## Input records
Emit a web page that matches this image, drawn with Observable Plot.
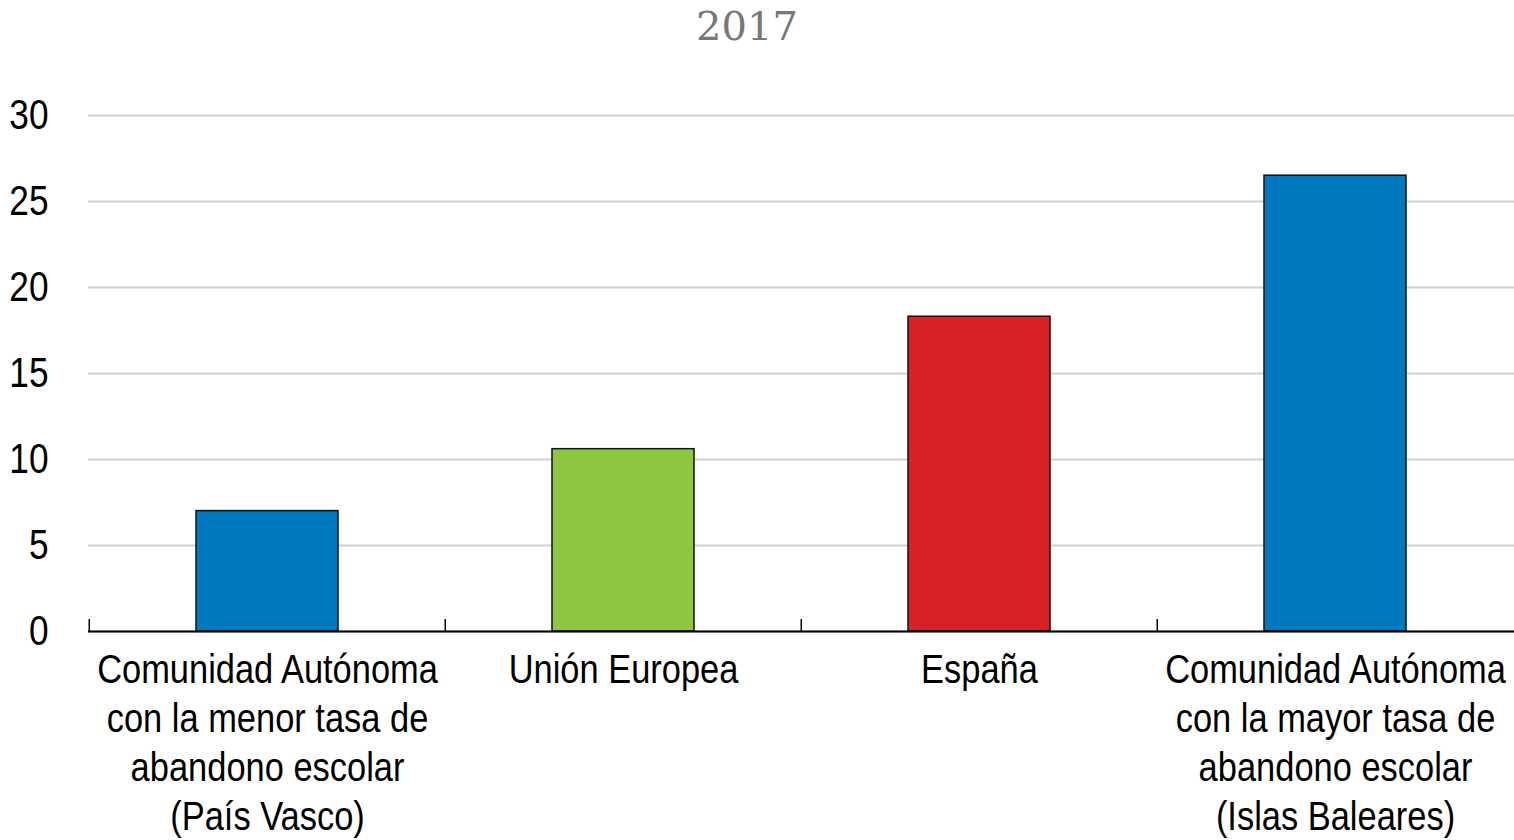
---
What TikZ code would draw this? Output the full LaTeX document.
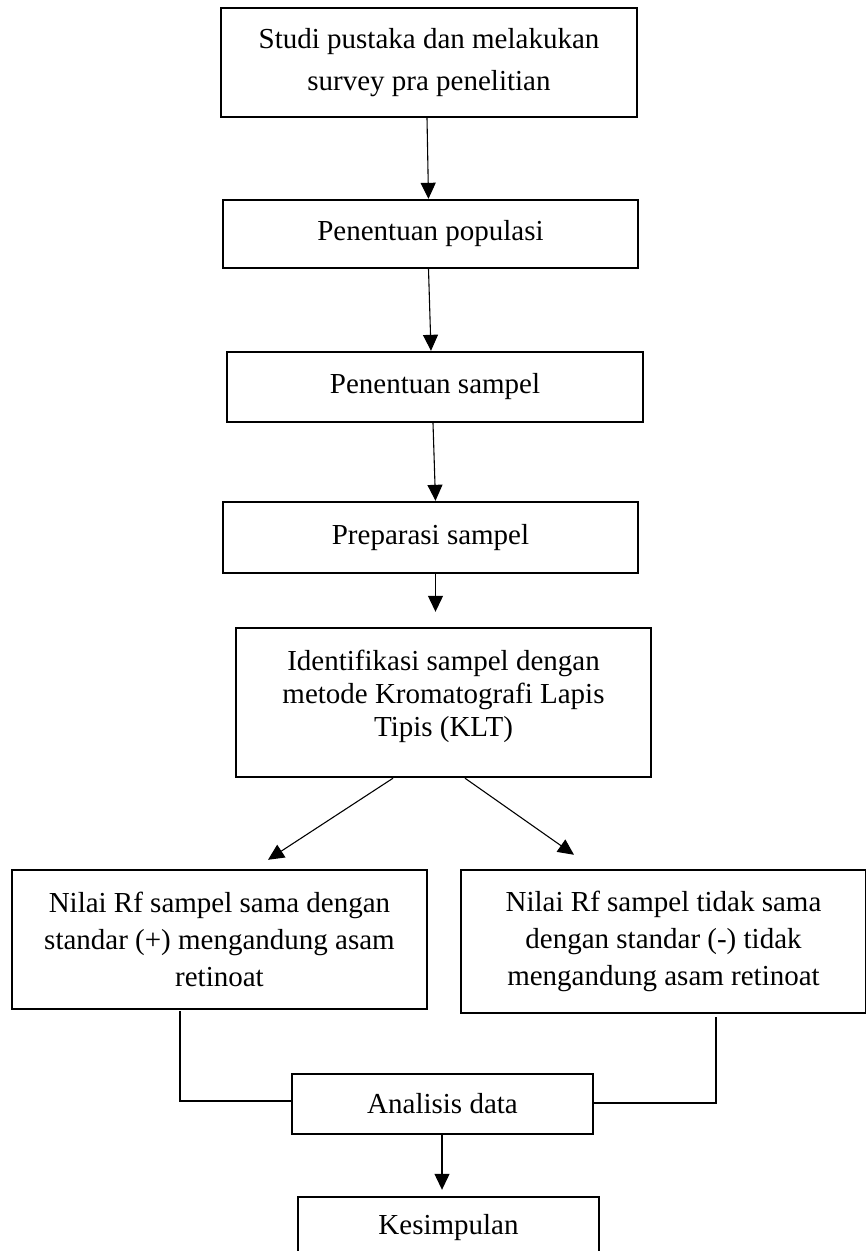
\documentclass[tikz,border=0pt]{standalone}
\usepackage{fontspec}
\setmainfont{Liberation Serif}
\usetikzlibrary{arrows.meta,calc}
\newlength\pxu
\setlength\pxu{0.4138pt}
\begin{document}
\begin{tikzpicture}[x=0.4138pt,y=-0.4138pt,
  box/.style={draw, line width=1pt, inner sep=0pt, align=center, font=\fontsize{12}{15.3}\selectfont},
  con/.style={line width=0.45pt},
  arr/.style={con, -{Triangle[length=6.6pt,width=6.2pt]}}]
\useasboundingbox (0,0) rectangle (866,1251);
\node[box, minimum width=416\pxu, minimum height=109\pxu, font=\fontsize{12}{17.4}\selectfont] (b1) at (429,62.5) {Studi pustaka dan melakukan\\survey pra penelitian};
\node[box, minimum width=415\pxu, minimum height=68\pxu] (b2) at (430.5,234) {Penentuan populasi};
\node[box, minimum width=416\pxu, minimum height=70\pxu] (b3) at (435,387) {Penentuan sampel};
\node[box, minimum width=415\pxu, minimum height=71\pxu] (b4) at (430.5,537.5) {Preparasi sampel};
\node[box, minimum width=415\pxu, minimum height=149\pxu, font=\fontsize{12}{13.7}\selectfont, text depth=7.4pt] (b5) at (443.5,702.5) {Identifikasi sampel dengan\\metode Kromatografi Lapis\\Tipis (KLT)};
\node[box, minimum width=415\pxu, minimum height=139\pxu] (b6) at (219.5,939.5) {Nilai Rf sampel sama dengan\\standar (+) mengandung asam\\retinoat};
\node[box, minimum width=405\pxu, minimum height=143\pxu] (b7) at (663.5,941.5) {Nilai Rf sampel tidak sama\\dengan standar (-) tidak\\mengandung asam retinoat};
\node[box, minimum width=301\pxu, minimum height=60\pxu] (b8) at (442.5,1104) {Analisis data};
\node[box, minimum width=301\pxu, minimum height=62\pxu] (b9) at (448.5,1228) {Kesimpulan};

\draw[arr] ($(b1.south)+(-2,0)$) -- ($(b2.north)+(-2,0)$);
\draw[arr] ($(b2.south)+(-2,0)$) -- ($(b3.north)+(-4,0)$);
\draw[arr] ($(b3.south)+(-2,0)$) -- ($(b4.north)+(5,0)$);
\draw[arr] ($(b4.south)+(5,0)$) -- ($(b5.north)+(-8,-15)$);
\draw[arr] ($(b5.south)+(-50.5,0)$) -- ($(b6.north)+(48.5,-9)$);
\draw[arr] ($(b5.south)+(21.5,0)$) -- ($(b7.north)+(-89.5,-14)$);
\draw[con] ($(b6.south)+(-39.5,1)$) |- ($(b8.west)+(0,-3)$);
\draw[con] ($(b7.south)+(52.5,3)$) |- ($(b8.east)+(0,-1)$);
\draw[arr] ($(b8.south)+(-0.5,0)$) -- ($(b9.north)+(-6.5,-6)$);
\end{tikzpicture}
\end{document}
==
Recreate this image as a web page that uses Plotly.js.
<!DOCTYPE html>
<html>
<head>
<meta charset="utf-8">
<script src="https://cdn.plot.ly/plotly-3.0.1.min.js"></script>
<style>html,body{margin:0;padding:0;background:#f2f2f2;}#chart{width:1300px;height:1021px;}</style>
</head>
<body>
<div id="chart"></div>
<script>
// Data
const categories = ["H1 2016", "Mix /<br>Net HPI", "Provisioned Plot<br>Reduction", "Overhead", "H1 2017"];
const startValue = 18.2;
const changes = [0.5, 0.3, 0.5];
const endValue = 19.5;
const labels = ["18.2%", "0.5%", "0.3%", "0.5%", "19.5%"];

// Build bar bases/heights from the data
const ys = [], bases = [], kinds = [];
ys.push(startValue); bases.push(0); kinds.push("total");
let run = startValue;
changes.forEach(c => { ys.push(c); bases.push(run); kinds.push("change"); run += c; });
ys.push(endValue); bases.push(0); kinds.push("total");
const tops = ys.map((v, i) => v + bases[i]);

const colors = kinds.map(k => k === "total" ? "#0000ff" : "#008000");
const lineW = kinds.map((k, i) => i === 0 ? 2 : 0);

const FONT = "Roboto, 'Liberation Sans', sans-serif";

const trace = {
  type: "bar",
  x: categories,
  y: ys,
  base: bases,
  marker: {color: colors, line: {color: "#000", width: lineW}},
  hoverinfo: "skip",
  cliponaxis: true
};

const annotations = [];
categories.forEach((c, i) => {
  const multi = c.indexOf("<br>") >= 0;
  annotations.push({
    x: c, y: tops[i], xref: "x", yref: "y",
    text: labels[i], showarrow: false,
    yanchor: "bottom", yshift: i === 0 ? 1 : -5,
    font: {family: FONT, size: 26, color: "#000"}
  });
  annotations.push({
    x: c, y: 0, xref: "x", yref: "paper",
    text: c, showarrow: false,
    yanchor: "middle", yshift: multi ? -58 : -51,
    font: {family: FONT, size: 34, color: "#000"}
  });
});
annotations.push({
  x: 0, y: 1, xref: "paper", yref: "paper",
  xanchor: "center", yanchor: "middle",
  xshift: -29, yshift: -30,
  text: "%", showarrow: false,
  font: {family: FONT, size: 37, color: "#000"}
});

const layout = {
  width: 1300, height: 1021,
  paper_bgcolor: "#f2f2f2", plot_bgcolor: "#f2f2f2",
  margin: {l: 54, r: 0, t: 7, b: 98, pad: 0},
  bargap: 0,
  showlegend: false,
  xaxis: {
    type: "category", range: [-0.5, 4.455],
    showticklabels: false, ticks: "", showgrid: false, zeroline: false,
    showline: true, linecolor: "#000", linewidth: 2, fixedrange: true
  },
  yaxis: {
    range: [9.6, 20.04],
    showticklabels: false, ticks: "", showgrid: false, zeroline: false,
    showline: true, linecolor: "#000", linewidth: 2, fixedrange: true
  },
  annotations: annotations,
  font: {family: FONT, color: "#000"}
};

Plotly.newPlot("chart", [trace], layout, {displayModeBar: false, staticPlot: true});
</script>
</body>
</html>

## What you are asked to do
Spot every line that holds "image" and copy it.

## Task output
Emit a web page that matches this image, drawn with Observable Plot.
Recreate this image as a web page that uses Plotly.js.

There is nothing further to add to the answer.